::: Input rows

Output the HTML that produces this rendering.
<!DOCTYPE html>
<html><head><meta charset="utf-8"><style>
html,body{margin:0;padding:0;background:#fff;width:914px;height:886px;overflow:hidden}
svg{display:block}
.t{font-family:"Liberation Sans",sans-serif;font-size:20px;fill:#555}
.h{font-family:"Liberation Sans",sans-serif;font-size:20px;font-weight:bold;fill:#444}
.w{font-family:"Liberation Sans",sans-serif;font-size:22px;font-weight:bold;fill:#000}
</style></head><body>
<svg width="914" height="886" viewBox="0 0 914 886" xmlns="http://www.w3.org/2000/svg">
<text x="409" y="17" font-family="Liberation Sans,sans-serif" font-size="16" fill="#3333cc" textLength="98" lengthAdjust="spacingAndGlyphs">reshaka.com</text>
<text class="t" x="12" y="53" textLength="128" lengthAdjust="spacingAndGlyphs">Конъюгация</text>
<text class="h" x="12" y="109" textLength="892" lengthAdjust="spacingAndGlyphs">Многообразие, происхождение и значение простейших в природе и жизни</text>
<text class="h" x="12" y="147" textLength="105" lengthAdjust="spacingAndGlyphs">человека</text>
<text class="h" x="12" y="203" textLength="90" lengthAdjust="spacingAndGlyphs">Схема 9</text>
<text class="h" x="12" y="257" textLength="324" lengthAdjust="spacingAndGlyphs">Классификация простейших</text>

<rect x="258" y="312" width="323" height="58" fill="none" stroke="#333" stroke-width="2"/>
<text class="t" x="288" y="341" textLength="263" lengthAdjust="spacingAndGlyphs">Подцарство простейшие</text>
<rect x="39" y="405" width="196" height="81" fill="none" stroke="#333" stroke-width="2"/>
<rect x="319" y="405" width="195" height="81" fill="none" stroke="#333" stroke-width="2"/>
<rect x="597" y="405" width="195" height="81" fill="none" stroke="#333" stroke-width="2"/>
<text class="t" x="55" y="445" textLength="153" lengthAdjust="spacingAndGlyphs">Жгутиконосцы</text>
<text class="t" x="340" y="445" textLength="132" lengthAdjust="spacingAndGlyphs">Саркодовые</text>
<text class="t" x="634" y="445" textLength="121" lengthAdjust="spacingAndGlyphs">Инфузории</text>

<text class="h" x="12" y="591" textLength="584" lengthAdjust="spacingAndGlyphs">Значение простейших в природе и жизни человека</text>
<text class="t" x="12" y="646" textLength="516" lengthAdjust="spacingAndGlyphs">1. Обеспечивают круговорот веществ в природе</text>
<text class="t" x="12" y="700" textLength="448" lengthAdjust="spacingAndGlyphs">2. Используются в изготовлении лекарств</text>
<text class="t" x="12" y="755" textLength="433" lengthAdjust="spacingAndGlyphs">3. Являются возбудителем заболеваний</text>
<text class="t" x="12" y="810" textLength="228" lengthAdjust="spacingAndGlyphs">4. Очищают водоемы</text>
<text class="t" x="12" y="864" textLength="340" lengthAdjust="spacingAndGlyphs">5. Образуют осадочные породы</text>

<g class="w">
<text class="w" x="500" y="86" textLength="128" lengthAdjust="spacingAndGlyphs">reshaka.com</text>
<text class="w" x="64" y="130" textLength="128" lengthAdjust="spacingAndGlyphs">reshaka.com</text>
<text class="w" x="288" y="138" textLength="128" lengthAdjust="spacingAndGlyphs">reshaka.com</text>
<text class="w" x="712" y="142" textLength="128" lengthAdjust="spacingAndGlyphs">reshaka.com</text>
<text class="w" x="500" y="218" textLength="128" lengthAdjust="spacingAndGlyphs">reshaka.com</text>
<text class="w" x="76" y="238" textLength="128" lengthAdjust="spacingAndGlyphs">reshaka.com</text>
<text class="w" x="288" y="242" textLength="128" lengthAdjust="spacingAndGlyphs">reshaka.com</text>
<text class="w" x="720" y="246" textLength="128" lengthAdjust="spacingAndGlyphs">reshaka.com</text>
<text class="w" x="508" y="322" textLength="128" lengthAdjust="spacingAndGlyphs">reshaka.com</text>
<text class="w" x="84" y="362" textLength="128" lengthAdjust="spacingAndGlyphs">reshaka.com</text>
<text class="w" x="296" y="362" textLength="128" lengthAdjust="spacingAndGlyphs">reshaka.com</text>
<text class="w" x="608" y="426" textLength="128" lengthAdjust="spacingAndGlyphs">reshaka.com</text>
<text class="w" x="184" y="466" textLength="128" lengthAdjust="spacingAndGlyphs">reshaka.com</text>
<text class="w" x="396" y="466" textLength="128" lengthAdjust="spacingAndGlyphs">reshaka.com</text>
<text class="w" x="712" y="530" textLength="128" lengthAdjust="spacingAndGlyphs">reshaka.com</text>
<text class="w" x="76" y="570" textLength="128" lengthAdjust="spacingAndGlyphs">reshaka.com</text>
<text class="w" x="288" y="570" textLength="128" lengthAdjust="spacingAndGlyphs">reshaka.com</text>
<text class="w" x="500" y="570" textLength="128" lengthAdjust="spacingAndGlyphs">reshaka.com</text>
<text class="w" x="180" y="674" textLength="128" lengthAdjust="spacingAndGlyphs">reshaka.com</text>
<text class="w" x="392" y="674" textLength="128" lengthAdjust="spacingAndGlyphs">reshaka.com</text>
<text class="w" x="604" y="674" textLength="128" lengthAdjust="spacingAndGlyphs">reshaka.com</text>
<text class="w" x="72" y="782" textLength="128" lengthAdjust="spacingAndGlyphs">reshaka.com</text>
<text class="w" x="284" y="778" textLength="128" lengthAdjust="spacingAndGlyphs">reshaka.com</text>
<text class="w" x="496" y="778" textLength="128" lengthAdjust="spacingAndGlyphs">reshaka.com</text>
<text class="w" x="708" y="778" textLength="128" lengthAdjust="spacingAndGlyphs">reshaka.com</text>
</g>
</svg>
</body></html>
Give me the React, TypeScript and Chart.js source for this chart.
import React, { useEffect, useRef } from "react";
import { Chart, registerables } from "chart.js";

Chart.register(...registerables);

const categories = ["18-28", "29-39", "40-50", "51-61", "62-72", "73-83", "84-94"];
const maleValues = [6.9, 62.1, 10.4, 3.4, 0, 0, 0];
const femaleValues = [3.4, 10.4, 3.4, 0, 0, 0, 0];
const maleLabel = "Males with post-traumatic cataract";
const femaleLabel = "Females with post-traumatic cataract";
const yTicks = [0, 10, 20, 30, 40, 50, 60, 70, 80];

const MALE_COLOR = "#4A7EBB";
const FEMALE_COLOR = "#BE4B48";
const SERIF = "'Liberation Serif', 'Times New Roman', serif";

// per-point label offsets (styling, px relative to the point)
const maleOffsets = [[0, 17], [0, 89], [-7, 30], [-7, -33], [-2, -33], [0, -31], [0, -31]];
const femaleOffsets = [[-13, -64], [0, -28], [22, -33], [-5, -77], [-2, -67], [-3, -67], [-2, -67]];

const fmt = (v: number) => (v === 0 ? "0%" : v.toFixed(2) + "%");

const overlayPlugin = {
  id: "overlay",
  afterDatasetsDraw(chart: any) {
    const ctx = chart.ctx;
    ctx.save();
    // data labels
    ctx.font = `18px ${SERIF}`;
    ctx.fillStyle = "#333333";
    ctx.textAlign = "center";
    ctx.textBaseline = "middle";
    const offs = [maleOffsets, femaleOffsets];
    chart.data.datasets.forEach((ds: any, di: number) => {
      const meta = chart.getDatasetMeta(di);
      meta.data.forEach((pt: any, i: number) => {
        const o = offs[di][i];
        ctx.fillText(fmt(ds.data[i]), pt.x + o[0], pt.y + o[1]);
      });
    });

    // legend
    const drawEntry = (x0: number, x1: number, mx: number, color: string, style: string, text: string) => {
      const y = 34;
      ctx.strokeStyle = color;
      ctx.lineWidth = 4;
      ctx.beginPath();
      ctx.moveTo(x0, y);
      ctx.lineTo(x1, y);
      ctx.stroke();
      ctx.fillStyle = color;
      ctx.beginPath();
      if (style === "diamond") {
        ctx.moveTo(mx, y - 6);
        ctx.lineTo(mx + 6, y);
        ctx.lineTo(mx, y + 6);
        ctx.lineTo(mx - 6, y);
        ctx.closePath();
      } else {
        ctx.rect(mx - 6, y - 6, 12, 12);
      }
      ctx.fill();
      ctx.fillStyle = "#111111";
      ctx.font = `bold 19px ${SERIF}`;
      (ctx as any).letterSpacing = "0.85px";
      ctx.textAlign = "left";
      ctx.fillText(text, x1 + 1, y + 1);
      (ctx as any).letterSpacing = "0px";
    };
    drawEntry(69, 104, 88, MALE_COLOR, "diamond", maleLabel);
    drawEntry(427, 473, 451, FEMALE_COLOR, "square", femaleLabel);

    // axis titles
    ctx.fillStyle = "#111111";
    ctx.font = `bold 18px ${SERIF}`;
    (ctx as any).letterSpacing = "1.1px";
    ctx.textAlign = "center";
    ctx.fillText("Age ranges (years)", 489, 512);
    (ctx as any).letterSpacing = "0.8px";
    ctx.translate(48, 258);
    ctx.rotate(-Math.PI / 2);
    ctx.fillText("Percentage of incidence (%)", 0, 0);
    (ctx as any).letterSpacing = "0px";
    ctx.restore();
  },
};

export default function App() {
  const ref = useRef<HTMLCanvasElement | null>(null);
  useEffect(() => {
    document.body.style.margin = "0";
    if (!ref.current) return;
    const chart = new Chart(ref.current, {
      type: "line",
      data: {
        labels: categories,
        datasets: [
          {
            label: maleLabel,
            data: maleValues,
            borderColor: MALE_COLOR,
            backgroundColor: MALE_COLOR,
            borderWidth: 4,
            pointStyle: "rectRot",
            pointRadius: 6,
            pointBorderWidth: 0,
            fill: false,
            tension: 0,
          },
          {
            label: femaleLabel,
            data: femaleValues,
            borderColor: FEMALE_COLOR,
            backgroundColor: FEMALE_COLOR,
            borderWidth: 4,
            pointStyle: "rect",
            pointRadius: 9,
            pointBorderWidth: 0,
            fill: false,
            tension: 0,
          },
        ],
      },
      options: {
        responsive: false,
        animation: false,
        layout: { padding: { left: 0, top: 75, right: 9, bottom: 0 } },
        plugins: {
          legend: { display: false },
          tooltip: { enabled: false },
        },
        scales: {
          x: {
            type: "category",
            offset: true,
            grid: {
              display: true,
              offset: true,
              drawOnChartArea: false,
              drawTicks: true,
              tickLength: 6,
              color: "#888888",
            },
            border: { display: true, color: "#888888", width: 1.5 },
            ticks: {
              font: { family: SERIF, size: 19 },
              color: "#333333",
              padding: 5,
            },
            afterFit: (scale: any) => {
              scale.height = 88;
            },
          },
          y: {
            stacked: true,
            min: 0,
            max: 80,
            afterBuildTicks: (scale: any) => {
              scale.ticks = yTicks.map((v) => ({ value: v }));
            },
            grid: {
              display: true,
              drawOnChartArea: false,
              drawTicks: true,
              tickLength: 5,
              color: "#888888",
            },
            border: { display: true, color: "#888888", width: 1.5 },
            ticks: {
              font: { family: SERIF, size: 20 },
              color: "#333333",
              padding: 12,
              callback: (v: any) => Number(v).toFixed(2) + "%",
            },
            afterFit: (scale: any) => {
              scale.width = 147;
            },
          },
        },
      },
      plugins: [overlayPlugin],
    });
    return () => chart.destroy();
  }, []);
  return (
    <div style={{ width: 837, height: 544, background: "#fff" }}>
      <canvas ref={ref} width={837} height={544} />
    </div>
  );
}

::::::

## What is expected
Print exactly the run of lines that starts at the line with "Give me the" and ends at the line with "Chart.register(...registerables);". Leave out every other line.

## Exercise solution
Give me the React, TypeScript and Chart.js source for this chart.
import React, { useEffect, useRef } from "react";
import { Chart, registerables } from "chart.js";

Chart.register(...registerables);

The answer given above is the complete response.